Collision groups with per-entity candidate matches.

Notes

Similarity matching is restricted to members of each collision group so that the output is safe to use as a merge-candidate inspection aid.

find_similarity_candidates async

find_similarity_candidates(*, limit=10, threshold=None, entities=None, skip_semantic_key_collisions=False, semantic_key_collisions=None)

Run a broader matcher-based duplicate scan across entities.

Parameters:

Name Type Description Default
limit int

Maximum number of candidate hits returned per source entity.

10
threshold float | None

Optional matcher-specific minimum score.

None
entities list[Node] | None

Optional explicit entity pool. When omitted, persisted entities are loaded from the database with embeddings included.

None
skip_semantic_key_collisions bool

Whether entities already participating in an exact semantic-key collision should be excluded from this broader similarity scan.

False
semantic_key_collisions dict[str, list[Node]] | None

Precomputed semantic-key collision groups used when skip_semantic_key_collisions is enabled.

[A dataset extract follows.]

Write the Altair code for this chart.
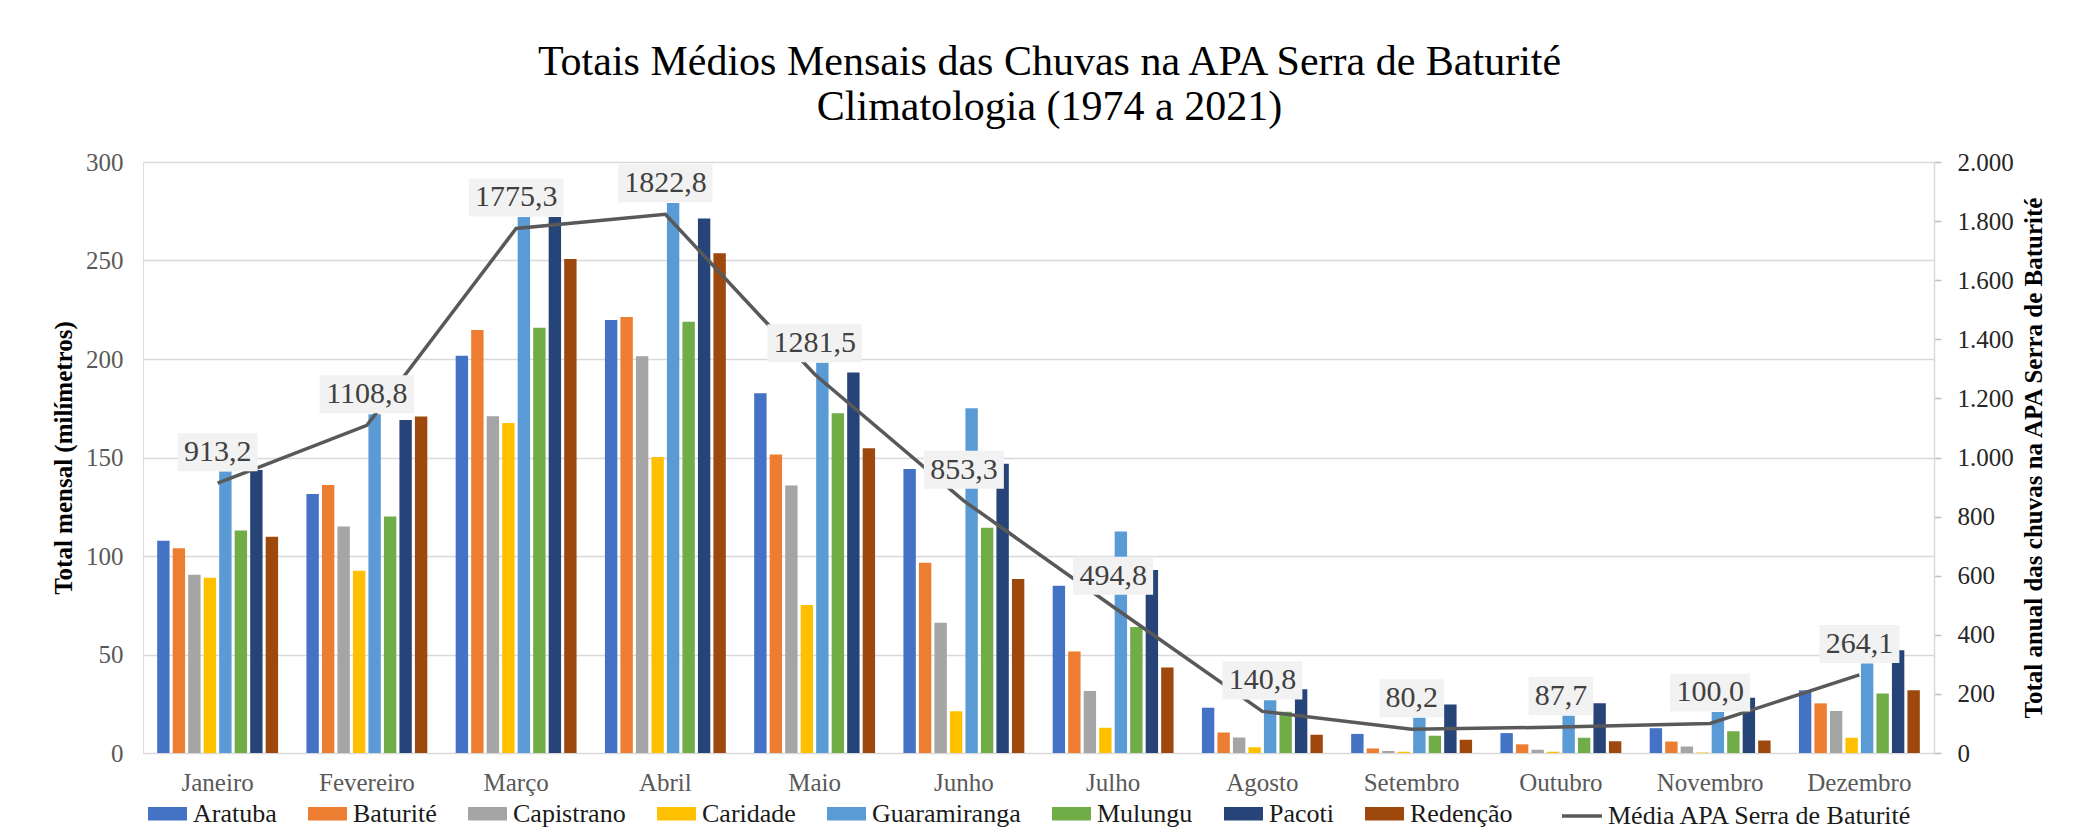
import altair as alt
import pandas as pd

FONT = "Liberation Serif"

months = ["Janeiro", "Fevereiro", "Março", "Abril", "Maio", "Junho", "Julho",
          "Agosto", "Setembro", "Outubro", "Novembro", "Dezembro"]
cities = ["Aratuba", "Baturité", "Capistrano", "Caridade", "Guaramiranga",
          "Mulungu", "Pacoti", "Redenção"]
colors = ["#4472C4", "#ED7D31", "#A5A5A5", "#FFC000", "#5B9BD5", "#70AD47",
          "#264478", "#9E480E"]

aratuba = [107.8, 131.5, 201.7, 219.8, 182.6, 144.1, 84.9, 23.0, 9.7, 10.1, 12.6, 31.8]
baturite = [103.9, 136.0, 214.7, 221.3, 151.5, 96.6, 51.5, 10.4, 2.3, 4.4, 5.8, 25.2]
capistrano = [90.5, 115.0, 171.0, 201.4, 135.8, 66.1, 31.5, 7.9, 1.0, 1.6, 3.3, 21.3]
caridade = [89.0, 92.5, 167.5, 150.2, 75.1, 21.2, 12.8, 2.9, 0.6, 0.6, 0.2, 7.8]
guaramiranga = [142.9, 172.0, 272.1, 279.2, 198.1, 175.0, 112.4, 26.8, 17.9, 18.9, 20.8, 45.4]
mulungu = [112.9, 120.0, 215.9, 218.9, 172.5, 114.4, 64.0, 21.0, 8.7, 7.7, 11.1, 30.2]
pacoti = [143.7, 169.0, 272.1, 271.3, 193.2, 146.8, 92.9, 32.3, 24.6, 25.3, 28.0, 52.1]
redencao = [109.8, 170.8, 250.8, 253.7, 154.7, 88.3, 43.4, 9.3, 6.7, 6.0, 6.4, 31.8]

media = [913.2, 1108.8, 1775.3, 1822.8, 1281.5, 853.3, 494.8, 140.8, 80.2, 87.7, 100.0, 264.1]
media_name = "Média APA Serra de  Baturité"

series = [aratuba, baturite, capistrano, caridade, guaramiranga, mulungu, pacoti, redencao]

rows = []
for city, vals in zip(cities, series):
    for m, v in zip(months, vals):
        rows.append({"mes": m, "cidade": city, "valor": v})
bars_df = pd.DataFrame(rows)

line_df = pd.DataFrame({
    "mes": months,
    "media": media,
    "serie": [media_name] * len(months),
})
line_df["rotulo"] = [f"{v:.1f}".replace(".", ",") for v in media]
line_df["w"] = [str(len(s)) for s in line_df["rotulo"]]

x_enc = alt.X(
    "mes:N", sort=months,
    scale=alt.Scale(paddingInner=0.19, paddingOuter=0.095),
    axis=alt.Axis(title=None, labelAngle=0, ticks=False, domain=False,
                  labelFont=FONT, labelFontSize=25, labelColor="#595959",
                  labelPadding=17),
)

bars = alt.Chart(bars_df).mark_bar().encode(
    x=x_enc,
    xOffset=alt.XOffset("cidade:N", sort=cities, scale=alt.Scale(paddingInner=0.2)),
    y=alt.Y("valor:Q", scale=alt.Scale(domain=[0, 300], nice=False),
            axis=alt.Axis(values=[0, 50, 100, 150, 200, 250, 300],
                          title="Total mensal (milímetros)",
                          grid=True, gridColor="#d9d9d9", gridWidth=1.5,
                          domain=False, ticks=False,
                          labelFont=FONT, labelFontSize=25, labelColor="#595959",
                          labelPadding=20,
                          titleFont=FONT, titleFontSize=25, titleFontWeight="bold",
                          titleColor="#000000", titlePadding=9)),
    color=alt.Color("cidade:N", sort=cities,
                    scale=alt.Scale(domain=cities, range=colors),
                    legend=alt.Legend(title=None, orient="none", legendX=5, legendY=632,
                                      direction="horizontal", columns=8,
                                      symbolType="M-1,-0.35H1V0.35H-1Z",
                                      symbolSize=1521, symbolStrokeWidth=0,
                                      labelFont=FONT, labelFontSize=26,
                                      labelColor="#1a1a1a", columnPadding=31,
                                      labelOffset=6, labelLimit=400)),
)

y_right = alt.Y("media:Q", scale=alt.Scale(domain=[0, 2000], nice=False),
                axis=alt.Axis(orient="right", values=list(range(0, 2001, 200)),
                              title="Total anual das chuvas na APA Serra de Baturité",
                              grid=False, domain=True, domainColor="#d9d9d9",
                              domainWidth=1.5, ticks=True, tickColor="#bfbfbf",
                              tickSize=7, tickWidth=1.5,
                              labelExpr="replace(format(datum.value, ','), ',', '.')",
                              labelFont=FONT, labelFontSize=25, labelColor="#262626",
                              labelPadding=16,
                              titleFont=FONT, titleFontSize=25, titleFontWeight="bold",
                              titleColor="#000000", titleAngle=270,
                              titleBaseline="top", titlePadding=8))

line = alt.Chart(line_df).mark_line(strokeWidth=3.5).encode(
    x=x_enc,
    y=y_right,
    stroke=alt.Stroke("serie:N", scale=alt.Scale(domain=[media_name], range=["#595959"]),
                      legend=alt.Legend(title=None, orient="none", legendX=1417,
                                        legendY=632, symbolType="stroke",
                                        symbolSize=1600, symbolStrokeWidth=3.5,
                                        labelFont=FONT, labelFontSize=26,
                                        labelColor="#1a1a1a", labelOffset=4,
                                        labelLimit=600)),
)

box_paths = ["M-0.645,-1H0.645V-0.24H-0.645Z",
             "M-0.8,-1H0.8V-0.24H-0.8Z",
             "M-0.945,-1H0.945V-0.24H-0.945Z"]

boxes = alt.Chart(line_df).mark_point(filled=True, fill="#f2f2f2", opacity=1,
                                      strokeWidth=0, size=10000).encode(
    x=x_enc,
    y=y_right,
    shape=alt.Shape("w:N", scale=alt.Scale(domain=["4", "5", "6"], range=box_paths),
                    legend=None),
)

labels = alt.Chart(line_df).mark_text(dy=-31, fontSize=30, font=FONT,
                                      color="#404040", baseline="middle").encode(
    x=x_enc,
    y=y_right,
    text="rotulo:N",
)

right = alt.layer(line, boxes, labels)

chart = alt.layer(bars, right).resolve_scale(
    y="independent", color="independent"
).properties(
    width=1791,
    height=591,
    autosize=alt.AutoSizeParams(type="none"),
    padding={"left": 135, "top": 154, "right": 129, "bottom": 79},
    title=alt.TitleParams(
        text=["Totais Médios Mensais das Chuvas na APA Serra de Baturité",
              "Climatologia (1974 a 2021)"],
        font=FONT, fontSize=42, fontWeight="normal", color="#000000",
        lineHeight=45, anchor="middle", offset=21, dx=11,
    ),
).configure_view(stroke=None).configure(font=FONT, background="white")

chart.save("out.html", embed_options={"renderer": "svg", "actions": False})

When omitted, the groups are loaded from the database.

None

Returns:

Type Description
list[EntitySimilarityResult]

Ranked similarity candidates grouped by source entity.

Notes

Each entity pair is considered at most once by searching only against entities that appear later in the candidate order.

find_duplicate_candidates async

find_duplicate_candidates(*, limit=10, threshold=None, skip_semantic_key_collisions_in_similarity_scan=True)

Run the two-step duplicate-finding heuristic across entities.

Parameters:

Name Type Description Default
limit int

Maximum number of candidate hits returned per source entity.

10
threshold float | None

Optional matcher-specific minimum score.

None
skip_semantic_key_collisions_in_similarity_scan bool

Whether the broader similarity scan should exclude entities already involved in exact semantic-key collisions.

True

Returns:

Type Description
EntityDuplicateCandidates

Combined report containing exact collisions, verified collision-group candidates, and broader matcher-based similarity candidates.

VectorEntitySimilarityMatcher

Match similar entities using cosine similarity over embeddings.

Parameters:

Name Type Description Default
db GraphDB

Graph database adapter used to enumerate persisted entities.

required
default_threshold float

Minimum cosine similarity required when threshold is not provided to :meth:search.

0.8

search async

search(*, entity, limit=10, threshold=None, candidates=None)

Return vector similarity hits for one entity.

Parameters:

Name Type Description Default
entity Node

Source entity used as the similarity query.

required
limit int

Maximum number of candidate hits to return.

10
threshold float | None

Minimum cosine similarity required to keep a candidate. Defaults to :attr:default_threshold.

None
candidates Sequence[Node] | None

Optional candidate pool. When omitted, all persisted entities with embeddings are loaded from the database.

None

Returns:

Type Description
list[NodeHit]

Ranked candidate hits.

Notes

Candidate scores use cosine similarity and therefore usually fall in the range [-1, 1].